Vazquez likened Christian higher education to an electric car; without plugging into the source, any attempt to drive is futile.

“Tesla thinks he can do it and he’s created some incredible cars, but for me the story is, ‘How do we develop a sense of calling and purpose plugged into the source of where life is sourced to begin with?’” Vazquez said.

Vazquez identified two obstacles to telling this story: the “fear” surrounding the cost of private colleges, and “how people define success.” A Christian education, he believes, provides an alternative story for both of these.

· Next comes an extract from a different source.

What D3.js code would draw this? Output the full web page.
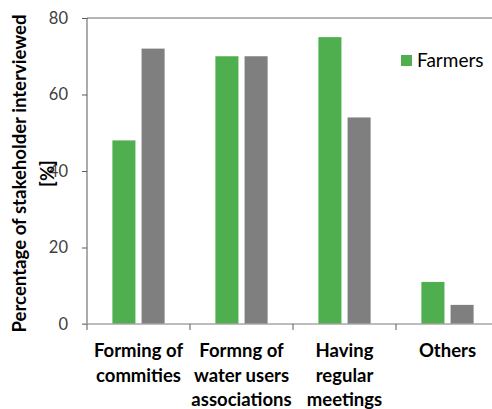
<!DOCTYPE html>
<html>
<head>
<meta charset="utf-8">
<script src="https://cdn.jsdelivr.net/npm/d3@7"></script>
<style>
html,body{margin:0;padding:0;background:#fff;}
svg{display:block;}
text{font-family:Lato, "Liberation Sans", sans-serif;}
</style>
</head>
<body>
<svg id="chart" width="492" height="409"></svg>
<script>
const categories = ["Forming of commities", "Formng of water users associations", "Having regular meetings", "Others"];
const categoryLines = [["Forming of", "commities"], ["Formng of", "water users", "associations"], ["Having", "regular", "meetings"], ["Others"]];
const seriesNames = ["Farmers", "Others group"];
const farmers = [48, 70, 75, 11];
const secondGroup = [72, 70, 54, 5];
const yTicks = [0, 20, 40, 60, 80];
const legendLabels = ["Farmers"];

const svg = d3.select("#chart");
const plotLeft = 87, plotRight = 499, plotTop = 18, plotBottom = 324;

const x = d3.scaleBand().domain(categories).range([plotLeft, plotRight]).paddingInner(0).paddingOuter(0);
const xi = d3.scaleBand().domain(seriesNames).range([0, x.bandwidth()]).paddingInner(0.21).paddingOuter(0.87);
const y = d3.scaleLinear().domain([0, 80]).range([plotBottom, plotTop]);
const colors = d3.scaleOrdinal().domain(seriesNames).range(["#4FAF4F", "#7F7F7F"]);

// plot frame (top border)
svg.append("line").attr("x1", plotLeft).attr("x2", plotRight).attr("y1", plotTop).attr("y2", plotTop)
  .attr("stroke", "#6b6b6b").attr("stroke-width", 1);

const data = categories.map((c, i) => ({cat: c, vals: [
  {s: seriesNames[0], v: farmers[i]}, {s: seriesNames[1], v: secondGroup[i]}]}));

const g = svg.append("g");
data.forEach(d => {
  g.selectAll(null).data(d.vals).enter().append("rect")
    .attr("x", v => x(d.cat) + xi(v.s))
    .attr("width", xi.bandwidth())
    .attr("y", v => y(v.v))
    .attr("height", v => y(0) - y(v.v))
    .attr("fill", v => colors(v.s));
});

// y axis
const yAxis = d3.axisLeft(y).tickValues(yTicks).tickSize(5).tickPadding(14);
const ya = svg.append("g").attr("transform", `translate(${plotLeft},0)`).call(yAxis);
ya.select(".domain").attr("stroke", "#595959").attr("d", `M0,${plotTop}V${plotBottom}`);
ya.selectAll(".tick line").attr("stroke", "#595959");
ya.selectAll(".tick text").attr("fill", "#404040").style("font-size", "16.5px").style("font-family", "Lato, sans-serif");

// x axis
const xa = svg.append("g").attr("transform", `translate(0,${plotBottom})`);
xa.append("line").attr("x1", plotLeft - 5).attr("x2", plotRight).attr("y1", 0).attr("y2", 0)
  .attr("stroke", "#a6a6a6").attr("stroke-width", 1.5);
categories.forEach((c, i) => {
  const tx = x(c);
  xa.append("line").attr("x1", tx).attr("x2", tx).attr("y1", 0).attr("y2", 6).attr("stroke", "#595959");
  const t = xa.append("text").attr("text-anchor", "middle").attr("fill", "#000")
    .style("font-size", "18.5px").style("font-weight", "bold");
  categoryLines[i].forEach((ln, k) => {
    t.append("tspan").attr("x", tx + x.bandwidth() / 2).attr("y", 33 + k * 24.5).text(ln);
  });
});

// y title
const yt = svg.append("text").attr("transform", "translate(25.5,173.5) rotate(-90)")
  .attr("text-anchor", "middle").style("font-size", "18.6px").style("font-weight", "bold")
  .attr("fill", "#000");
yt.append("tspan").attr("x", 0).attr("y", 0).text("Percentage of stakeholder interviewed");
yt.append("tspan").attr("x", 0).attr("y", 28).text("[%]");

// legend
const lg = svg.append("g").attr("transform", "translate(401,55)");
legendLabels.forEach((l, i) => {
  lg.append("rect").attr("x", 0).attr("y", 0).attr("width", 11).attr("height", 11).attr("fill", colors(l));
  lg.append("text").attr("x", 16).attr("y", 12).style("font-size", "19px").attr("fill", "#000").text(l);
});
</script>
</body>
</html>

“I talk about pursuing significance rather than success,” Vazquez said. “The story of Christian Higher ed is being able to develop thinking men and women who … understand that whatever they are called to do, they have an opportunity to advance God’s kingdom.… Again, that’s looking at the source — why we do what we do.”

Vazquez’s own story — the one that led him to his new office overlooking College Ave and McCully Field on a 20-degree day in Wheaton, Illinois — is wrapped up, too, in this story of source and significance.

“Did I understand enrollment management when I was walking as a student across campus?” Vazquez said. “No, but I think God sometimes listens to [your] desires, and you also look at what you enjoy doing and what you believe in, and if it’s aligned with what God wants, then I think you have a recipe for—” He stops mid-word, and before he says “success,” he restarts. “For significance.”